La muerte de 12 personas y la desaparición de otras cuatro más en el deslizamiento de 10 mil metros cuadrados de tierra ocurrido en una mina ilegal de Santander de Quilichao (Cauca), demuestra las circunstancias irregulares en las que se viene desarrollando la actividad minera en buena parte de Colombia, donde reina el descontrol. Además de los accidentes, como este, que cobran vidas humanas, la ilegalidad que se tomó esta actividad genera daños ambientales irreparables y factores de violencia sobre los cuales no se ve reacción desde el Estado.
De acuerdo con cifras oficiales, solo durante el 2013 la explotación minera dejó 102 personas muertas, cerca de la mitad de ellas como resultado de la ilegalidad y de la informalidad en esta actividad, en la que se busca sacar oro de la tierra a toda costa. Lo que pasó en la mina mencionada es evidente: se trata en realidad de un socavón de unos 30 metros de profundidad en donde cerca de 10 máquinas removían la tierra durante las 24 horas, mientras humildes mineros con sus bateas trataban de extraer un gramo del metal precioso.
Las condiciones inhumanas en las que trabajan los mineros, la ausencia de mínimas precauciones y medidas de seguridad, sumada a la indolencia de sus patronos que, en numerosos casos no tienen licencias de explotación, y se apropian de las minas a la fuerza, incluso con grupos armados ilegales, hacen que el panorama sea fétido y desagradable. Nadie le quiere meter el diente a una situación tan oscura, ni la Fuerza Pública tiene claridad acerca de cómo actuar para frenar este fenómeno que, se dice, está manejando más o, por lo menos, igual cantidad de dinero que el narcotráfico.
No es suficiente con que la Agencia Nacional de Minería (ANM) diga ahora que hace más de un año había advertido acerca de los riesgos que se corrían en este lugar, conocido como La Laguna. El hecho de que durante lo que va del 2014 se contabilicen cerca de 25 accidentes similares en diversas zonas de Colombia, de los cuales una alta cantidad corresponde a minas ilegales, debe llevar a que se genere una política seria y coherente que ponga en cintura lo que está ocurriendo y que lleve a sancionar a los responsables de estos delitos, porque esa es la denominación que deben tener lo que está ocurriendo, a los ojos de la justicia.
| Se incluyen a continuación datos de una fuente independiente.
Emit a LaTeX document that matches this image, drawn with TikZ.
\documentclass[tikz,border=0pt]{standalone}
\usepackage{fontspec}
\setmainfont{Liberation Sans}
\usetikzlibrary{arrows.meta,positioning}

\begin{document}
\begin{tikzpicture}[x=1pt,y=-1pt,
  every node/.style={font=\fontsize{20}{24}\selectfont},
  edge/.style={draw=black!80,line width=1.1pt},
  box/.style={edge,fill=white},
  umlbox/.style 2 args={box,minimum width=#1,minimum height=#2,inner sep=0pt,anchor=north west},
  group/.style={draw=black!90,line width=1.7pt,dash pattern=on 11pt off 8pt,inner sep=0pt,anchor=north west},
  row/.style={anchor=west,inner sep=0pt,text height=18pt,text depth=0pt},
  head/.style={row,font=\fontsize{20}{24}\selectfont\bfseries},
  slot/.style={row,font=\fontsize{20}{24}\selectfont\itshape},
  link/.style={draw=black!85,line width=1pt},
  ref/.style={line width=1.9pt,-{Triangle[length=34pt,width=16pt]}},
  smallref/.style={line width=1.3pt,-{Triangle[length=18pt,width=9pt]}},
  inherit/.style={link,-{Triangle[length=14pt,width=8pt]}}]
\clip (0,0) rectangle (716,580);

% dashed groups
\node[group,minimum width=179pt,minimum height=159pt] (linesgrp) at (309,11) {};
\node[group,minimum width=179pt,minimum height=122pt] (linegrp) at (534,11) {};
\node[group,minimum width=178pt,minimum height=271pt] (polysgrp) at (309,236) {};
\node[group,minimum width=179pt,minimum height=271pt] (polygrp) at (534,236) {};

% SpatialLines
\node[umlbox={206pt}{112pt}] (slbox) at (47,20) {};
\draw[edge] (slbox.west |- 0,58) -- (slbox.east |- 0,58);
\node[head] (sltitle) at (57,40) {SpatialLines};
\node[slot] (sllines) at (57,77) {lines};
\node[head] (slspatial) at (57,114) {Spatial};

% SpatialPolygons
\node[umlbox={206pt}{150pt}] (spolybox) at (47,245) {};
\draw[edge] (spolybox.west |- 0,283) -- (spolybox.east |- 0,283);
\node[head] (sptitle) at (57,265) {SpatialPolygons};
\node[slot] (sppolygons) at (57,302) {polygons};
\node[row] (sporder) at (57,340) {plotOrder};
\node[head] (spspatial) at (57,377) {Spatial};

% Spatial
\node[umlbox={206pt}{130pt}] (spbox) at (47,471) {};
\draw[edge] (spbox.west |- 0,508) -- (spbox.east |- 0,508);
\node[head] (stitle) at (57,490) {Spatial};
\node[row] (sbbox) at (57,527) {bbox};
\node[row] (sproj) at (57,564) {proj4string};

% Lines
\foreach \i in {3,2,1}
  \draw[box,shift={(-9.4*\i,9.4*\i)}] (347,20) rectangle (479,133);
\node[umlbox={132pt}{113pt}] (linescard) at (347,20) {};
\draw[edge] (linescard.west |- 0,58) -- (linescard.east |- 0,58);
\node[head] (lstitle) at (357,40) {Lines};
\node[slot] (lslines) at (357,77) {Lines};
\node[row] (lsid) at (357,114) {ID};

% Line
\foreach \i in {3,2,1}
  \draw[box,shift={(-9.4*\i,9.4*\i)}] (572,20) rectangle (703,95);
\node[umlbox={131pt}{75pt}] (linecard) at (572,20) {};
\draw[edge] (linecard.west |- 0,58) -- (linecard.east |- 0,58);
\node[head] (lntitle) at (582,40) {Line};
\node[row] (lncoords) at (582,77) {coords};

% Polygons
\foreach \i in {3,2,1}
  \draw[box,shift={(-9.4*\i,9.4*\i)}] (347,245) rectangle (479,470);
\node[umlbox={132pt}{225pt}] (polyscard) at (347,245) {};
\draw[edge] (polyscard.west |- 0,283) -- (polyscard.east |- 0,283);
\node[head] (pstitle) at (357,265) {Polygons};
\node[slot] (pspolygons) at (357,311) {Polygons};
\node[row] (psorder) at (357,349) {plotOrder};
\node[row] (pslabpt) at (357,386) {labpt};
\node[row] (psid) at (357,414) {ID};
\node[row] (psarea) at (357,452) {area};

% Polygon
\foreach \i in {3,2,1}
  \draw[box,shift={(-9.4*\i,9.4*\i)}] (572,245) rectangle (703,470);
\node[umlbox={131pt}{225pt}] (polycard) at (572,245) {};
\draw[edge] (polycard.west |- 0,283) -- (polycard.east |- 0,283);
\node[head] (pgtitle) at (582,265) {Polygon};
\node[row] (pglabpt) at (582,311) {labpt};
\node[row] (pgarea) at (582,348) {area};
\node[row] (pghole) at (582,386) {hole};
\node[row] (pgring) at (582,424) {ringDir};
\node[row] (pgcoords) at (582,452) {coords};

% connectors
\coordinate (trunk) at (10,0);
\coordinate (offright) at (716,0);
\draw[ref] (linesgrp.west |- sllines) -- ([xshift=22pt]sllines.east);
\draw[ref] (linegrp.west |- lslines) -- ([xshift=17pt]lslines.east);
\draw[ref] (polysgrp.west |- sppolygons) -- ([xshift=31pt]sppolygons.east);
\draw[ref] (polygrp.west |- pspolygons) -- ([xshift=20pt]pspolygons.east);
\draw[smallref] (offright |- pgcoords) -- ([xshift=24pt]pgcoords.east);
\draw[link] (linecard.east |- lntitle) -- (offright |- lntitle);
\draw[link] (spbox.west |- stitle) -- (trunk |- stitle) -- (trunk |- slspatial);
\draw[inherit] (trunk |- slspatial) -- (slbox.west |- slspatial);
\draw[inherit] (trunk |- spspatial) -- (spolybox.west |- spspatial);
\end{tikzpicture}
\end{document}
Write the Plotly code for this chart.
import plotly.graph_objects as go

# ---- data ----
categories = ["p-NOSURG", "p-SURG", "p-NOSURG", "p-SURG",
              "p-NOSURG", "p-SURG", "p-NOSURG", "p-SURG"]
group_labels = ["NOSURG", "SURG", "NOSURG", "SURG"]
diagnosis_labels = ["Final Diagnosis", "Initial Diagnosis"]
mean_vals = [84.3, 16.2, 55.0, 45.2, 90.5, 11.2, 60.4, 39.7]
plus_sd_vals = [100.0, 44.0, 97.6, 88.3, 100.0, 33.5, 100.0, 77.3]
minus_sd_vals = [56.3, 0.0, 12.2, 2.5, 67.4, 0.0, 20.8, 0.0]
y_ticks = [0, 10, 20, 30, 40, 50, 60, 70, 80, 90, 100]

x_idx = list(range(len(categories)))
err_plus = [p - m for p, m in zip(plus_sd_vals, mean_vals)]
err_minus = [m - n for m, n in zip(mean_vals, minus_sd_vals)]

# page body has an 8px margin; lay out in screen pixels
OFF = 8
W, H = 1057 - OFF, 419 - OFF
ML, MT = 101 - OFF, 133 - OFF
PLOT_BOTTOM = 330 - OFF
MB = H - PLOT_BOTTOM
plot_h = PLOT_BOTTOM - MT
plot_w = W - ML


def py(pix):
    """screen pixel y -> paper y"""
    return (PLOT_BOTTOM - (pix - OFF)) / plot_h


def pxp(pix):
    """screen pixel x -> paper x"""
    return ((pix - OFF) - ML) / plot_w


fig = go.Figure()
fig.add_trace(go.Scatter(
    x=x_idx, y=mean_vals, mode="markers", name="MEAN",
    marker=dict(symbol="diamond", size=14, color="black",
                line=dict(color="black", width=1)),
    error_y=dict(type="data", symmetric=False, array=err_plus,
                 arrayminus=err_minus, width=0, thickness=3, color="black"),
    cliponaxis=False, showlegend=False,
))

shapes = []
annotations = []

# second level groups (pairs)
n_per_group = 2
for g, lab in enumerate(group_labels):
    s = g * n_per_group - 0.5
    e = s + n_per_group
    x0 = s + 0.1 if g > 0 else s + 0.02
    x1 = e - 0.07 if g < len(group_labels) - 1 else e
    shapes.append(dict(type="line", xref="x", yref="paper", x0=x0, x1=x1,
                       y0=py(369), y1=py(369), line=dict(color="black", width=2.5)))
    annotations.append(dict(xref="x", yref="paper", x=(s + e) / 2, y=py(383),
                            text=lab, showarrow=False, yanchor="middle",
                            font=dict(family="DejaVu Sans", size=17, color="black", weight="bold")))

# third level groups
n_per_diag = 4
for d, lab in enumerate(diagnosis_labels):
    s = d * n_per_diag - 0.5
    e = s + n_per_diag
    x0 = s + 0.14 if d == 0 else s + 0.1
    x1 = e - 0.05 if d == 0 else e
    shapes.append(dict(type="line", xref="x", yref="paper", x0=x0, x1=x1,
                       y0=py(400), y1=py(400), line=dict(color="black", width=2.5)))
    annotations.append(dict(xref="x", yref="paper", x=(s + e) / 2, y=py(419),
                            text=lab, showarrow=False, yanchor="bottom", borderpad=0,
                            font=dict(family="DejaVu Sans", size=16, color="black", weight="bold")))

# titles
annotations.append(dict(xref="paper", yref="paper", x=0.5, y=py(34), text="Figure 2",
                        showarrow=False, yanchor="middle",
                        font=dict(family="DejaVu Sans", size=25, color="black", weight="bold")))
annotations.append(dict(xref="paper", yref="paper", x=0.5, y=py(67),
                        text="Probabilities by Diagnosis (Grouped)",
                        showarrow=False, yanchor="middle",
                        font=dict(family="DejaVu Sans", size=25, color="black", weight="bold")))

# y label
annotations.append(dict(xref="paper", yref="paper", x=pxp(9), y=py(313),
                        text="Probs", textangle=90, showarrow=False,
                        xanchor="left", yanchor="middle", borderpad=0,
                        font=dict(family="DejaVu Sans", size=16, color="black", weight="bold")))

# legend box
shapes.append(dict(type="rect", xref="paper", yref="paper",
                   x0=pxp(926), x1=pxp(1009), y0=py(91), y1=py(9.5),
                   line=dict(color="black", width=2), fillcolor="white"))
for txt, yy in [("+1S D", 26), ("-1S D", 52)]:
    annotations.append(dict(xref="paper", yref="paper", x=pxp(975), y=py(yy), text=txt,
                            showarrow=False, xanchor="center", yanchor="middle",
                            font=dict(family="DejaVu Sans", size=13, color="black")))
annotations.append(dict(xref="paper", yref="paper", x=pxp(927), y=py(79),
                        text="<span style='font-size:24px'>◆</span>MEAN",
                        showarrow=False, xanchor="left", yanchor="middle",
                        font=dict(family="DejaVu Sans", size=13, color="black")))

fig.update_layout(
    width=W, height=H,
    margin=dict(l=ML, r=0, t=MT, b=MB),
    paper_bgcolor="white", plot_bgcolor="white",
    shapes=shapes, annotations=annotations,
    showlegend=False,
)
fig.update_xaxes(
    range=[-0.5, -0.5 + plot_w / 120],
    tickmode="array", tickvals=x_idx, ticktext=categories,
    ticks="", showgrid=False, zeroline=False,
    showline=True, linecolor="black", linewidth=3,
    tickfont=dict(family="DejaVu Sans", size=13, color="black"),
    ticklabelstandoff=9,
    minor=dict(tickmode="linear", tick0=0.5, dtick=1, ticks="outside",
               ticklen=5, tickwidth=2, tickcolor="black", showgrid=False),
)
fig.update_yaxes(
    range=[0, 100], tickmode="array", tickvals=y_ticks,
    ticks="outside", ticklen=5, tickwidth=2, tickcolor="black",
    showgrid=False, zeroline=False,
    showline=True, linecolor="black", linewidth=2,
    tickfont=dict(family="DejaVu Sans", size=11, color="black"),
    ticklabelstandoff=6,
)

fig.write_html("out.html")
El Gobierno Nacional está en mora de tomar acciones contundentes en contra de esos carteles de la minería ilegal, para que no sigan dañando el medio ambiente, explotando a los mineros y enriqueciéndose de manera ilícita. Lo peor es que muchos campesinos, esperanzados en que a través de estas actividades podrán llevar alimento a sus casas, dejan a un lado las labores agrícolas, lo que además de amenazar la seguridad alimentaria de la región y del país, los deja expuestos a morir en accidente como el de La Laguna.
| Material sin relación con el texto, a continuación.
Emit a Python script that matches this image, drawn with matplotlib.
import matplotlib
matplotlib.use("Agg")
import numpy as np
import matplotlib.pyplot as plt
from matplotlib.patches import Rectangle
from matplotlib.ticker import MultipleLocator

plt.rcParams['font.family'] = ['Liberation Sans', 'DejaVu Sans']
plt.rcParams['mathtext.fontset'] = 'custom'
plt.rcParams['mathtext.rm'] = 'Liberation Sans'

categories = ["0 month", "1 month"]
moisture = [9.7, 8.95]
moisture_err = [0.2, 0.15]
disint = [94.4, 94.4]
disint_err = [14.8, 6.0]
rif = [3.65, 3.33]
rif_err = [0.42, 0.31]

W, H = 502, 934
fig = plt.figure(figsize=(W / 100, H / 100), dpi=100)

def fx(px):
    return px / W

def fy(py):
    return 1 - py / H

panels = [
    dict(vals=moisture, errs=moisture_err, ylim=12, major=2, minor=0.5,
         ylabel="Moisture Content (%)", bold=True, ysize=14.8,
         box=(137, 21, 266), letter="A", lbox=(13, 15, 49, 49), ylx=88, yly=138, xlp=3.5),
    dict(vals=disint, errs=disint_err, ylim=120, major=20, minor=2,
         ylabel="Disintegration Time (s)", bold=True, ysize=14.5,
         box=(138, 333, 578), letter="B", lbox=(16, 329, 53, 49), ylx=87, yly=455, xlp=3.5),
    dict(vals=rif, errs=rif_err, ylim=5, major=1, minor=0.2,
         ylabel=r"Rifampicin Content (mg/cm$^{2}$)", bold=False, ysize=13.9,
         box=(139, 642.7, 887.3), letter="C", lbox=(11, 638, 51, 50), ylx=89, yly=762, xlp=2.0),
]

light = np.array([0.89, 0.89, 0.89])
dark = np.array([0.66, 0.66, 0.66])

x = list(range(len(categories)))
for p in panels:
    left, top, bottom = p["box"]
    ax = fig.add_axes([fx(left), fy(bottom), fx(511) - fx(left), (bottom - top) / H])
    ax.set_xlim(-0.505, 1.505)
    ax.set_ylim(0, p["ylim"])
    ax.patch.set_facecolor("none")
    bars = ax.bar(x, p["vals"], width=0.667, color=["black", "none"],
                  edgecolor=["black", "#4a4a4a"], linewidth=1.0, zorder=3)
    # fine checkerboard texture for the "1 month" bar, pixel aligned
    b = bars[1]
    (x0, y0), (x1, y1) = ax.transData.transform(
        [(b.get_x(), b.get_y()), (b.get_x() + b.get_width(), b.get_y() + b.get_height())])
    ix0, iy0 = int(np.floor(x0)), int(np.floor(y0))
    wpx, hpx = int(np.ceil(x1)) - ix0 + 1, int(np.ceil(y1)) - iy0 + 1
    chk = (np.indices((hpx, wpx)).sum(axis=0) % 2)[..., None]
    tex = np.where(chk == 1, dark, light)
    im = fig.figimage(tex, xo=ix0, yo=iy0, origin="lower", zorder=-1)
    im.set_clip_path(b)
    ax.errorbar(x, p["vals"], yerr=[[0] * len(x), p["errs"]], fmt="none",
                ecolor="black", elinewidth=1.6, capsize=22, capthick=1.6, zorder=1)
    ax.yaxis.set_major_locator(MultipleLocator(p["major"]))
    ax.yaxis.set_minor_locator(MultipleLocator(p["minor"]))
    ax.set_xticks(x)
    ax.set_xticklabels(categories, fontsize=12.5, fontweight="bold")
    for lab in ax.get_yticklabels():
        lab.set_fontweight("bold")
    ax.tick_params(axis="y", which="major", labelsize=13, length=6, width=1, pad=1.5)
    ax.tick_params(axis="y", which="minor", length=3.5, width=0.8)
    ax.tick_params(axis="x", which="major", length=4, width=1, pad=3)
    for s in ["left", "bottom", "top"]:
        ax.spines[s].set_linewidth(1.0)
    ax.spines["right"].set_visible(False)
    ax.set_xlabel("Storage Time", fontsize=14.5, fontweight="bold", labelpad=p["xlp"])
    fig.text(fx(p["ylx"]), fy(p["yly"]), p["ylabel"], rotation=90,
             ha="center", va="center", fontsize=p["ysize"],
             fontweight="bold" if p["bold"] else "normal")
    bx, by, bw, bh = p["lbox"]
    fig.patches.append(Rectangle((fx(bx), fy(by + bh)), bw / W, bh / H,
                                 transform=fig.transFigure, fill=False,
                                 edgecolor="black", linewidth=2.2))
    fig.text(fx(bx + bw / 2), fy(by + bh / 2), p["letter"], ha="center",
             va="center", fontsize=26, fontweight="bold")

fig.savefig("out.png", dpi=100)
Es cierto que hay prácticas ancentrales y artesanales en el campo de la minería que tienen que ser reconocidas, pero una cosa es hacerlo y otra es mantenerse pasivos frente a un fenómeno que se aprovecha de esta situación para abusar de personas humildes y de los intereses del país. A esos mineros tradicionales el Gobierno Nacional debe identificarlos y vincularlos a las prácticas legales y autorizadas, para que no solo aporten sus conocimientos, sino que logren mejores condiciones de vida, en las que la salud y el trabajo digno sean asuntos centrales.
En el caso de Caldas no estamos libres de esta problemática, por el contrario, en zonas como la de Marmato persisten prácticas mineras que ponen en riesgo la vida de las personas. Es fundamental que se establezcan más controles, y que además de frenar las muertes, se garanticen trabajos más dignos y ambientes más sanos.